*Given exercise*
Please, without the pictures, retype exactly the lines from the start of the material through the line that holds "return px / W".

^^^^^^^^^^^^^^^^

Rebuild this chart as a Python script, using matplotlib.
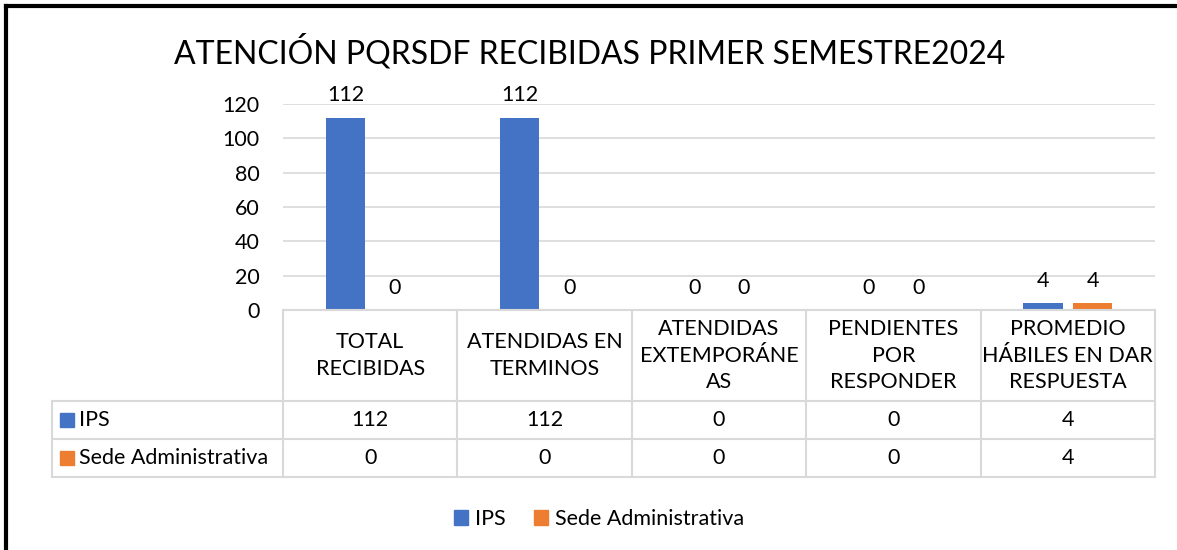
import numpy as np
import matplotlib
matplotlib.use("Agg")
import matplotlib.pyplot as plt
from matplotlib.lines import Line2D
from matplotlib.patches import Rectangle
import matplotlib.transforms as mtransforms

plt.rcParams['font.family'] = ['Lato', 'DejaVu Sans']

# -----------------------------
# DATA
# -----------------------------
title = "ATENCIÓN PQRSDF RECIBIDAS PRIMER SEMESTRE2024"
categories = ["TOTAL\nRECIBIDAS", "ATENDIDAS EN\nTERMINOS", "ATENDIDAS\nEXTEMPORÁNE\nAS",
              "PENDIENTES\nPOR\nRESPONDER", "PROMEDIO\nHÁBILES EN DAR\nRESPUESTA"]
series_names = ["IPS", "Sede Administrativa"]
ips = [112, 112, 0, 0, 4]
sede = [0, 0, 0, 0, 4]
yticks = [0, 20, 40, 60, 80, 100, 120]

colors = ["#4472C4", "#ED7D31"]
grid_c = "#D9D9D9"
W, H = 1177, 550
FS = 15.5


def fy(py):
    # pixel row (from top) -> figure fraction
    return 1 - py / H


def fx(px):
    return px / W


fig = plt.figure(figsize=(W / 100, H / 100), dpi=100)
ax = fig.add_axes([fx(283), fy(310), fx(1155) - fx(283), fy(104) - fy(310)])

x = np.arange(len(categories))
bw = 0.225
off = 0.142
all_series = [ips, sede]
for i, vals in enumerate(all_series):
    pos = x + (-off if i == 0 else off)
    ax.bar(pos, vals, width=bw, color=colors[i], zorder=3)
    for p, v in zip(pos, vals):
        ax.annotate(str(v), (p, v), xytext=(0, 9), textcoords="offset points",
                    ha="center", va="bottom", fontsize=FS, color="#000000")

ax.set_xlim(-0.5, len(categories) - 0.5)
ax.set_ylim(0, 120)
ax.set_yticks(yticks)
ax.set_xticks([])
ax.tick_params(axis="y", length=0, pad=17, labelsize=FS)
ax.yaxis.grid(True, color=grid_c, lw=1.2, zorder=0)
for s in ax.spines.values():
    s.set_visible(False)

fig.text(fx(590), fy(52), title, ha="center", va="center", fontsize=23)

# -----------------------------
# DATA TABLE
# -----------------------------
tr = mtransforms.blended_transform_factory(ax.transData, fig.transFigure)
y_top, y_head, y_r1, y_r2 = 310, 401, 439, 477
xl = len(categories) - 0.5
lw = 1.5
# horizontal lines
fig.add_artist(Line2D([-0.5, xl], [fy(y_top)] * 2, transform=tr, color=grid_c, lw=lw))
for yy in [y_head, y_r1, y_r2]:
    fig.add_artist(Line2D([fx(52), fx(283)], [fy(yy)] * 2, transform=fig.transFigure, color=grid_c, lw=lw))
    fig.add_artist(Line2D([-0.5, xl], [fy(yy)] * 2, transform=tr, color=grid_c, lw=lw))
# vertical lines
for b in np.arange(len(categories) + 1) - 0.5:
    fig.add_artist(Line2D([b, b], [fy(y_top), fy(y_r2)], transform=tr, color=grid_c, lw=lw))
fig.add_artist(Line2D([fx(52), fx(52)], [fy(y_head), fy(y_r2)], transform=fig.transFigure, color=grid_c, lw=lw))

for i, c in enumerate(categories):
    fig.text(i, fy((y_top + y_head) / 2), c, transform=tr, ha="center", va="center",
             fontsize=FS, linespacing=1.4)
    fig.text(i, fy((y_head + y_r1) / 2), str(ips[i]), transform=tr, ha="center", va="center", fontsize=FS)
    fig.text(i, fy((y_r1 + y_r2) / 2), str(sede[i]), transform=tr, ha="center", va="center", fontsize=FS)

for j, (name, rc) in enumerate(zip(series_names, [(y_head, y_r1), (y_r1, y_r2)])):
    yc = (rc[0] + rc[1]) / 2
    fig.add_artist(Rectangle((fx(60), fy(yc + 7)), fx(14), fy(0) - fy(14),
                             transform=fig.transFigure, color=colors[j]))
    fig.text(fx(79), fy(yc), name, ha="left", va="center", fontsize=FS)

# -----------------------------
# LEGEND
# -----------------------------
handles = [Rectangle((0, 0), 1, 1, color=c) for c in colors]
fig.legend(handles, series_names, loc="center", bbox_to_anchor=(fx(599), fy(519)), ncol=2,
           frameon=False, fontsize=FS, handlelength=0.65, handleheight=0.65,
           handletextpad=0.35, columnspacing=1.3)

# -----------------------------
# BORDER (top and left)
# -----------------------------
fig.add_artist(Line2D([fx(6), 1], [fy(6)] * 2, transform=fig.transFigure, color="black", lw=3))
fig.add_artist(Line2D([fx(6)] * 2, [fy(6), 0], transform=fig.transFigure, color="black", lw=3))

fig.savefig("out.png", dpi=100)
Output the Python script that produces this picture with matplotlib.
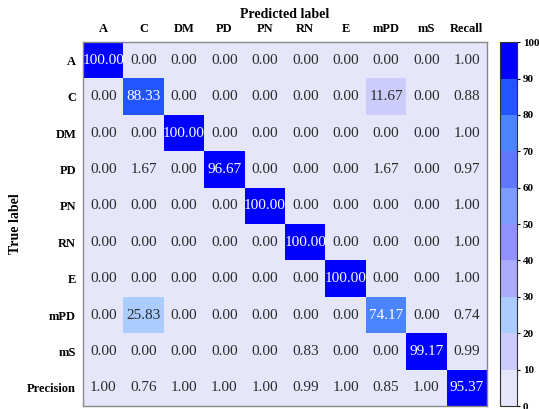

^^^^^^^^^^^^^^^^

*Exercise solution*
Rebuild this chart as a Python script, using matplotlib.
import numpy as np
import matplotlib
matplotlib.use("Agg")
import matplotlib.pyplot as plt
from matplotlib.lines import Line2D
from matplotlib.patches import Rectangle
import matplotlib.transforms as mtransforms

plt.rcParams['font.family'] = ['Lato', 'DejaVu Sans']

# -----------------------------
# DATA
# -----------------------------
title = "ATENCIÓN PQRSDF RECIBIDAS PRIMER SEMESTRE2024"
categories = ["TOTAL\nRECIBIDAS", "ATENDIDAS EN\nTERMINOS", "ATENDIDAS\nEXTEMPORÁNE\nAS",
              "PENDIENTES\nPOR\nRESPONDER", "PROMEDIO\nHÁBILES EN DAR\nRESPUESTA"]
series_names = ["IPS", "Sede Administrativa"]
ips = [112, 112, 0, 0, 4]
sede = [0, 0, 0, 0, 4]
yticks = [0, 20, 40, 60, 80, 100, 120]

colors = ["#4472C4", "#ED7D31"]
grid_c = "#D9D9D9"
W, H = 1177, 550
FS = 15.5


def fy(py):
    # pixel row (from top) -> figure fraction
    return 1 - py / H


def fx(px):
    return px / W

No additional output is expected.